*Source data*
•••
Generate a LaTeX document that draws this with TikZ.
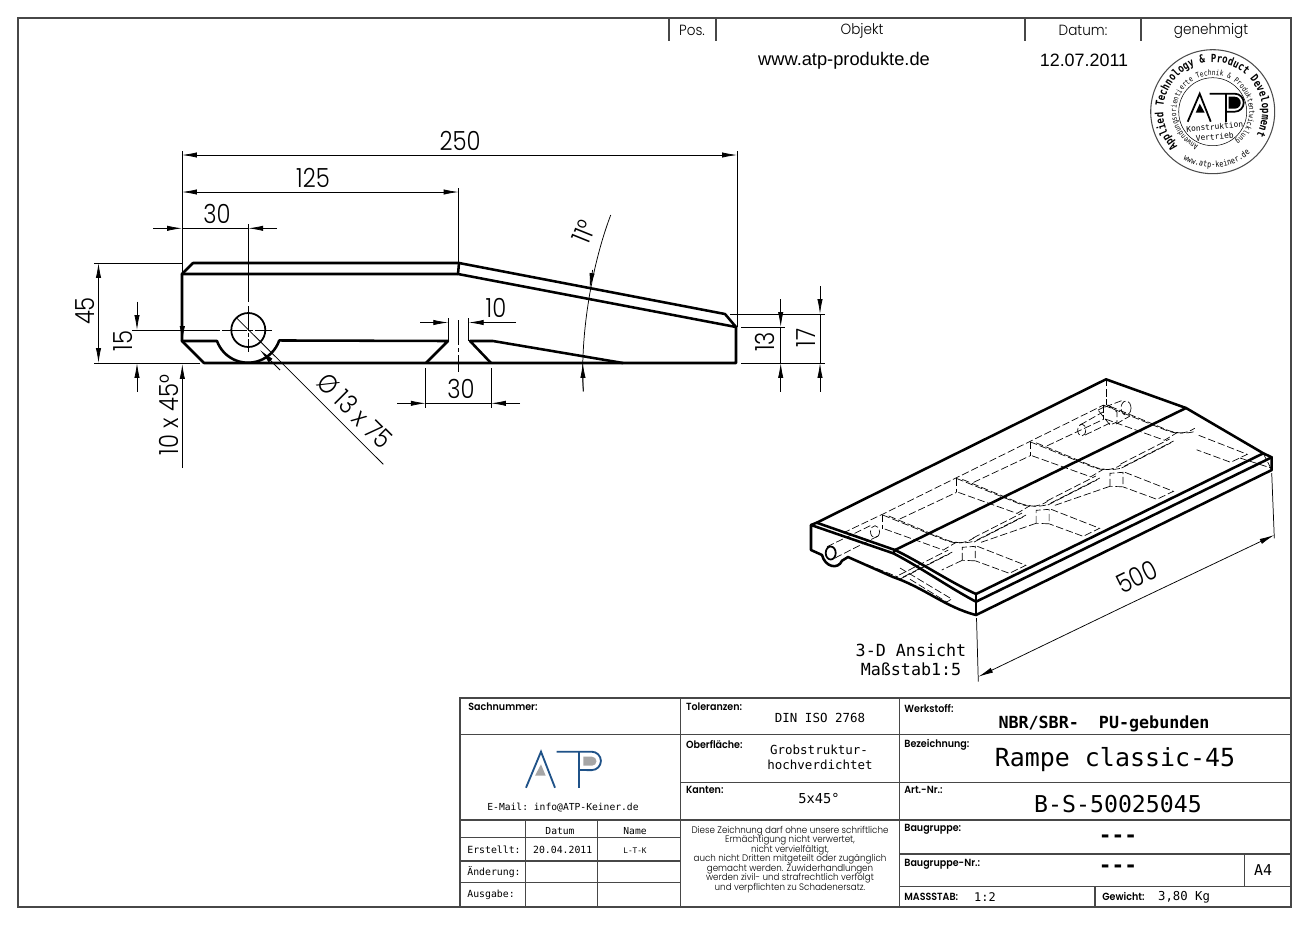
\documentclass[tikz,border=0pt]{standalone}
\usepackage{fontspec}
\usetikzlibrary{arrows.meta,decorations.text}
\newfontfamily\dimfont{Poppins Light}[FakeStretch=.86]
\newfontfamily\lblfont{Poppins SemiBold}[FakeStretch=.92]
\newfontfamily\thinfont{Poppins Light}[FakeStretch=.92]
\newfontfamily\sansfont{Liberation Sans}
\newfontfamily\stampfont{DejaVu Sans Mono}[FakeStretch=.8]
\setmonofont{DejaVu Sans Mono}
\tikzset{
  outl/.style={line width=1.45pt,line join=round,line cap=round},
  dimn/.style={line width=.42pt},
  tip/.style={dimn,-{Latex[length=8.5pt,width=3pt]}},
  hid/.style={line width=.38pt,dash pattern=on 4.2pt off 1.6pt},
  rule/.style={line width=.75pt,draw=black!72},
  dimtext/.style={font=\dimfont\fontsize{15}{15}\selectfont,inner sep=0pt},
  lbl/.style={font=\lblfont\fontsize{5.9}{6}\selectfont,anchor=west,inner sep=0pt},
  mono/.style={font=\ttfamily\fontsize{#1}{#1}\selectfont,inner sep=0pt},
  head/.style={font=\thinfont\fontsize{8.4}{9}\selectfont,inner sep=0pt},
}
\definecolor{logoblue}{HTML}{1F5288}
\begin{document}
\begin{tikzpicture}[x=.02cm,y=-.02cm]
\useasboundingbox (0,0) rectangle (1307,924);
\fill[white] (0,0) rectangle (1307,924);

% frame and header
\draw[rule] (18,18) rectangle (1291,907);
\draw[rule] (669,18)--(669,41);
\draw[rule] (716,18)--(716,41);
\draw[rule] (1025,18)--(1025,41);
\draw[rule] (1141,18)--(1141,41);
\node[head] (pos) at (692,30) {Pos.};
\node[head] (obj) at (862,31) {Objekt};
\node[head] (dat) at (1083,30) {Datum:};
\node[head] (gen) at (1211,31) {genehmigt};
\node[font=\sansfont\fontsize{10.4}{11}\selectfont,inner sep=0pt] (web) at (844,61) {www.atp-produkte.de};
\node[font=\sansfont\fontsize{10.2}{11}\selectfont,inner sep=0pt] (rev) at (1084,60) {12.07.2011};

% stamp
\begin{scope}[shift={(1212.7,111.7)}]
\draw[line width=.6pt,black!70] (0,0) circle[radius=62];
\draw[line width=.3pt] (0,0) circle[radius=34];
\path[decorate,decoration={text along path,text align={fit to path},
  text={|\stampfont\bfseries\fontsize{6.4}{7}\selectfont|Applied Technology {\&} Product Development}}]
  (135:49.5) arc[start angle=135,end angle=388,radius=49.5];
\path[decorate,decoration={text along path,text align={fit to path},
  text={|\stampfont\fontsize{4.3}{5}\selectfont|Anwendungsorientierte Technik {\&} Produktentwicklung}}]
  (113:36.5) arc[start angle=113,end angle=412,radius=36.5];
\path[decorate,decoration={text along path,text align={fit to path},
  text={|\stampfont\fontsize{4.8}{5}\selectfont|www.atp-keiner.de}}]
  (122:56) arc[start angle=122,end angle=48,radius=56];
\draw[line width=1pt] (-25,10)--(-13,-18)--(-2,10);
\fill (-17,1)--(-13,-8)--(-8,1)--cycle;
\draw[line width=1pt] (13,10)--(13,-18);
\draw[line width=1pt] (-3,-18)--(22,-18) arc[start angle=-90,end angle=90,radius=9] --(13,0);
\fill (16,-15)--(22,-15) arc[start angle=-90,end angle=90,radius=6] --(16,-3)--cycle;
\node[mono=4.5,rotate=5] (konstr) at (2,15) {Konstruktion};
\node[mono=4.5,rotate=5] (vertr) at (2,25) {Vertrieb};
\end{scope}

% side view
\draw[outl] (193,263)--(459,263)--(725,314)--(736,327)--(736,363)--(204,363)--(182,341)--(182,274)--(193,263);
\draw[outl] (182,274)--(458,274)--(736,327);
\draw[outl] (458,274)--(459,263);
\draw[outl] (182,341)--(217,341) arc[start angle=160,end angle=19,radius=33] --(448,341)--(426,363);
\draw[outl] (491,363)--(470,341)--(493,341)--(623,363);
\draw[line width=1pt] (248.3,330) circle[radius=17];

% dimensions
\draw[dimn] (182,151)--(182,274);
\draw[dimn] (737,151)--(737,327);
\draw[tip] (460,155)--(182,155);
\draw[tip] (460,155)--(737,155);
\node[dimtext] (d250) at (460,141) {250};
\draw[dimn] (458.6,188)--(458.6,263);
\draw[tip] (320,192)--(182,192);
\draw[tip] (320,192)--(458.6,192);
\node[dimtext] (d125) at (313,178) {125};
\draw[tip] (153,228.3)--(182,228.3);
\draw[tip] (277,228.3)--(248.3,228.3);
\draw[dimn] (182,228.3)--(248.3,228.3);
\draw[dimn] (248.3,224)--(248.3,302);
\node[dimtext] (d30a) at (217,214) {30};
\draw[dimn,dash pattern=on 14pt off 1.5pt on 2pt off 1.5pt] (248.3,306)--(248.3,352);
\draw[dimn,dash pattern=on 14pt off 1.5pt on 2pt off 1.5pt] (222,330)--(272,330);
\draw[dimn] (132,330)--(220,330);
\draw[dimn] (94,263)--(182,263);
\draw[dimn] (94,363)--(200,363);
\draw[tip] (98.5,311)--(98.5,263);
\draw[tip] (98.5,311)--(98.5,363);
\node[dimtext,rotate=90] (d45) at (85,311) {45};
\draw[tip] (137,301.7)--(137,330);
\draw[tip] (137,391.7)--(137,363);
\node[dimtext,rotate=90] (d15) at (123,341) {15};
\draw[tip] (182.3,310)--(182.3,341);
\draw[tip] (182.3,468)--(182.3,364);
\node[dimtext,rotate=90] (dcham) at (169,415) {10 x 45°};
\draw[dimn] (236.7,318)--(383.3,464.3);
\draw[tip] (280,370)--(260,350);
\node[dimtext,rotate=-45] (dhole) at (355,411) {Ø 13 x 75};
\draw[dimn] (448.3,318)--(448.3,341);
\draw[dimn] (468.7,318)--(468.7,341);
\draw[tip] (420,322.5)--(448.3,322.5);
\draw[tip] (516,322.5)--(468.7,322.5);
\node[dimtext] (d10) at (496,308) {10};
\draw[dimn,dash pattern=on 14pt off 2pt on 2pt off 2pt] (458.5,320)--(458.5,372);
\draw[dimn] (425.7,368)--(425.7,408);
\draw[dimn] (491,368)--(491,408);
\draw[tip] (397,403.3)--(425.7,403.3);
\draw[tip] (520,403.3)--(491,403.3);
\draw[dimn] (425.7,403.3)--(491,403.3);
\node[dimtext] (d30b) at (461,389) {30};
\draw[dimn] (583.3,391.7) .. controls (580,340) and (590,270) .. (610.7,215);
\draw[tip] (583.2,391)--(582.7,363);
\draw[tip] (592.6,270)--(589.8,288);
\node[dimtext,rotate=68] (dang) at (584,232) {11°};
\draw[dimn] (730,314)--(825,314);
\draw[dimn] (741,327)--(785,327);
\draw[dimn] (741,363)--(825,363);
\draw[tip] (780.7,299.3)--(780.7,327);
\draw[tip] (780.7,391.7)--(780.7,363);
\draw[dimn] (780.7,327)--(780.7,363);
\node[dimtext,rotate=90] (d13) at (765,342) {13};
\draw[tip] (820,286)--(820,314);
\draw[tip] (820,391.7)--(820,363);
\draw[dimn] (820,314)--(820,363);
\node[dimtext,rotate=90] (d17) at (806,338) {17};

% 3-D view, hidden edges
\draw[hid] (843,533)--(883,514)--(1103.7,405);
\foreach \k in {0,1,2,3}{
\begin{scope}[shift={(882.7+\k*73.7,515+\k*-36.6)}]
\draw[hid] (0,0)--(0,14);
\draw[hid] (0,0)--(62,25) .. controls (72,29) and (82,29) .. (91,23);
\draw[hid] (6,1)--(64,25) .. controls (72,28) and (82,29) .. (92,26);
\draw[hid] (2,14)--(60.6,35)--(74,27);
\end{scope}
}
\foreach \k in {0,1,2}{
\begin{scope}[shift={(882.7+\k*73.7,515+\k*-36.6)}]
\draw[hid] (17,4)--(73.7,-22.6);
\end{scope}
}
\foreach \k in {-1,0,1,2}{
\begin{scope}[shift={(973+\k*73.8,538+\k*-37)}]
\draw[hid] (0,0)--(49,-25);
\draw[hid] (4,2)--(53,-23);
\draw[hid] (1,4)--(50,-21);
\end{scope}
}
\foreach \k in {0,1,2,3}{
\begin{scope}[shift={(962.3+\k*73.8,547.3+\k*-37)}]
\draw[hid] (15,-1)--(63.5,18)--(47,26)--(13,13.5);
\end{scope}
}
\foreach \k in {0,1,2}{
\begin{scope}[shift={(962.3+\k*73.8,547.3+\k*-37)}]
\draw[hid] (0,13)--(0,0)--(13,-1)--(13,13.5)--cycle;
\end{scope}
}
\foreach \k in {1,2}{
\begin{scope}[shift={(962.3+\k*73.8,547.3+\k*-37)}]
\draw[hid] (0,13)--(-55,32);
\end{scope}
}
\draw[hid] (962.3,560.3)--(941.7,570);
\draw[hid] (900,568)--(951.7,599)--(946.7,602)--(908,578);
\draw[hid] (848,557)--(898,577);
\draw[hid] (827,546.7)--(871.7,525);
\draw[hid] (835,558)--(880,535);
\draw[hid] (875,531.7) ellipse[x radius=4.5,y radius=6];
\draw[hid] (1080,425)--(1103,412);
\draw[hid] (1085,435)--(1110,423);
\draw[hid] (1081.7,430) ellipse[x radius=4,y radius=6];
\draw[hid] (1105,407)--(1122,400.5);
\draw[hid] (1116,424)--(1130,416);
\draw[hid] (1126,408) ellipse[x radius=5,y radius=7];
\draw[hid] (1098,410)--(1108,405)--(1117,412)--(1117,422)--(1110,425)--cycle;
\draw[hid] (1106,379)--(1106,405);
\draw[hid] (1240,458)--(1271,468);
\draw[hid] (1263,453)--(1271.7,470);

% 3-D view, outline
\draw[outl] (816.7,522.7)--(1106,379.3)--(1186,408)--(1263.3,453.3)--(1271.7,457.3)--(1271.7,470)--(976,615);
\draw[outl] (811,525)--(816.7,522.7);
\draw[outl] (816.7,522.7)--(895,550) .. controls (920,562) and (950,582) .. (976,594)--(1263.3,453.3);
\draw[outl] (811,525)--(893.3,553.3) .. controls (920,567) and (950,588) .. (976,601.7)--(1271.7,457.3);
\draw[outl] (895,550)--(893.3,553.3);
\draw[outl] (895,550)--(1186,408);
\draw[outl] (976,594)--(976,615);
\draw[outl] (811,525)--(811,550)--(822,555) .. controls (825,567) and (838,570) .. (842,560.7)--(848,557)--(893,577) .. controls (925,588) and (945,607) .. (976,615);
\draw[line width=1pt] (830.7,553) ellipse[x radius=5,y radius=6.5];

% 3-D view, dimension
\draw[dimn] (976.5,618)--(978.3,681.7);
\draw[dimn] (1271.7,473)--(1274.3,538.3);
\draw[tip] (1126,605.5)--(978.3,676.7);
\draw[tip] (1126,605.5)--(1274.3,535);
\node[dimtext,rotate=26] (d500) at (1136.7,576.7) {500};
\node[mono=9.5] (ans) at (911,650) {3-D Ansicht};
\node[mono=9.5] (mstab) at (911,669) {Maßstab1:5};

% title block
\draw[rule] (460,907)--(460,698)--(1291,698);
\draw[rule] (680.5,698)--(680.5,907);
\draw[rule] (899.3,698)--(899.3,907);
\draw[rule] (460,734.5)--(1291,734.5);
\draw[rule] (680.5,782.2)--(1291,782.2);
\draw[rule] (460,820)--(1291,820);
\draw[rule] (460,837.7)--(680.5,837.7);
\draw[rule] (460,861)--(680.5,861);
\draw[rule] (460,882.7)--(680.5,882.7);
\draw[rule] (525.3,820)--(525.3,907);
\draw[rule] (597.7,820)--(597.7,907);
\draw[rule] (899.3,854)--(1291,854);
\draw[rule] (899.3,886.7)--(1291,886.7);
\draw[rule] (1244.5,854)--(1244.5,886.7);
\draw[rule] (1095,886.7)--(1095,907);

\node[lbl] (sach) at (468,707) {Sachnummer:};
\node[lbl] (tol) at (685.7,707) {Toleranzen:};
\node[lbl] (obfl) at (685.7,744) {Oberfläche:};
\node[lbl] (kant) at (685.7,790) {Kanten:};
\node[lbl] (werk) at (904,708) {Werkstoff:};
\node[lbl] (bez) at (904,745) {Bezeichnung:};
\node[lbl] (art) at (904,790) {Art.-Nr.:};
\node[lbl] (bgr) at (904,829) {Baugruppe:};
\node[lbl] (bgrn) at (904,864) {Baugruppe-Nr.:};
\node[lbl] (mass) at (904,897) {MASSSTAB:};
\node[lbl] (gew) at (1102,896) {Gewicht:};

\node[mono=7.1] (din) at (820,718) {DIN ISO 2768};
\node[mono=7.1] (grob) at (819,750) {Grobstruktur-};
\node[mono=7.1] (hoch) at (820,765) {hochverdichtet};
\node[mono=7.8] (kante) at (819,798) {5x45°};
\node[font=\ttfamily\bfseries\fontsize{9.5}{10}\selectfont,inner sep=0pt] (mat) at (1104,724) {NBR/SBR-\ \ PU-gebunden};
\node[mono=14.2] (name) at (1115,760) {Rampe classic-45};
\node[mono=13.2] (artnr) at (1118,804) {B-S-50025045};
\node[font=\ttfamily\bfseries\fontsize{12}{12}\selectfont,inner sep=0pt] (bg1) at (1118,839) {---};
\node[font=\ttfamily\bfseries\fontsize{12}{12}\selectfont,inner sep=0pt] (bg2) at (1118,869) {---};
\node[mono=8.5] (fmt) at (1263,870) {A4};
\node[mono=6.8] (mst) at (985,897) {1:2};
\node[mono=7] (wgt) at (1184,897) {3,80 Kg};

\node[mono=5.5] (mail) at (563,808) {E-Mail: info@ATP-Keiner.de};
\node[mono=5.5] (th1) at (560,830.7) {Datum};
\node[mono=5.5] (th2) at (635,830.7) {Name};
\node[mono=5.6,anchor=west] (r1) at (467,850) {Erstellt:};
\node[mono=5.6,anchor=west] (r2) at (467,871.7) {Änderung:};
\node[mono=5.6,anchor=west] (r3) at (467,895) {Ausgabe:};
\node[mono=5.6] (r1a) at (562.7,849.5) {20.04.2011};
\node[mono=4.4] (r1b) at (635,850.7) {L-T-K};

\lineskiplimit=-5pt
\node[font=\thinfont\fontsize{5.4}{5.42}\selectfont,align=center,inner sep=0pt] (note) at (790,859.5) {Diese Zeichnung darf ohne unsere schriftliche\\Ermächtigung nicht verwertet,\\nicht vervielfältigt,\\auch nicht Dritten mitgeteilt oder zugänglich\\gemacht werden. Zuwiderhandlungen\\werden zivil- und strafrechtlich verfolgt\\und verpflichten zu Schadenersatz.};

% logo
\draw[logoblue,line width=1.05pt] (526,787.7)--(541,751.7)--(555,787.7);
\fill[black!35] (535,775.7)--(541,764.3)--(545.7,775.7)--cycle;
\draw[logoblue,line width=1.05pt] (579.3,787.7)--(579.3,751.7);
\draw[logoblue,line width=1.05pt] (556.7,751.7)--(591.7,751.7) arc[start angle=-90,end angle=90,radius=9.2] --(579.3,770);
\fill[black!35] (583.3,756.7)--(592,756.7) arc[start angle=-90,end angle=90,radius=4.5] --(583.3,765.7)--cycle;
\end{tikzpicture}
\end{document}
•••
Exactly restate the lines from the beginning of the data through the line with "sep=0pt] (rev) at", and no others, keeping pictures out.

Generate a LaTeX document that draws this with TikZ.
\documentclass[tikz,border=0pt]{standalone}
\usepackage{fontspec}
\usetikzlibrary{arrows.meta,decorations.text}
\newfontfamily\dimfont{Poppins Light}[FakeStretch=.86]
\newfontfamily\lblfont{Poppins SemiBold}[FakeStretch=.92]
\newfontfamily\thinfont{Poppins Light}[FakeStretch=.92]
\newfontfamily\sansfont{Liberation Sans}
\newfontfamily\stampfont{DejaVu Sans Mono}[FakeStretch=.8]
\setmonofont{DejaVu Sans Mono}
\tikzset{
  outl/.style={line width=1.45pt,line join=round,line cap=round},
  dimn/.style={line width=.42pt},
  tip/.style={dimn,-{Latex[length=8.5pt,width=3pt]}},
  hid/.style={line width=.38pt,dash pattern=on 4.2pt off 1.6pt},
  rule/.style={line width=.75pt,draw=black!72},
  dimtext/.style={font=\dimfont\fontsize{15}{15}\selectfont,inner sep=0pt},
  lbl/.style={font=\lblfont\fontsize{5.9}{6}\selectfont,anchor=west,inner sep=0pt},
  mono/.style={font=\ttfamily\fontsize{#1}{#1}\selectfont,inner sep=0pt},
  head/.style={font=\thinfont\fontsize{8.4}{9}\selectfont,inner sep=0pt},
}
\definecolor{logoblue}{HTML}{1F5288}
\begin{document}
\begin{tikzpicture}[x=.02cm,y=-.02cm]
\useasboundingbox (0,0) rectangle (1307,924);
\fill[white] (0,0) rectangle (1307,924);

% frame and header
\draw[rule] (18,18) rectangle (1291,907);
\draw[rule] (669,18)--(669,41);
\draw[rule] (716,18)--(716,41);
\draw[rule] (1025,18)--(1025,41);
\draw[rule] (1141,18)--(1141,41);
\node[head] (pos) at (692,30) {Pos.};
\node[head] (obj) at (862,31) {Objekt};
\node[head] (dat) at (1083,30) {Datum:};
\node[head] (gen) at (1211,31) {genehmigt};
\node[font=\sansfont\fontsize{10.4}{11}\selectfont,inner sep=0pt] (web) at (844,61) {www.atp-produkte.de};
\node[font=\sansfont\fontsize{10.2}{11}\selectfont,inner sep=0pt] (rev) at (1084,60) {12.07.2011};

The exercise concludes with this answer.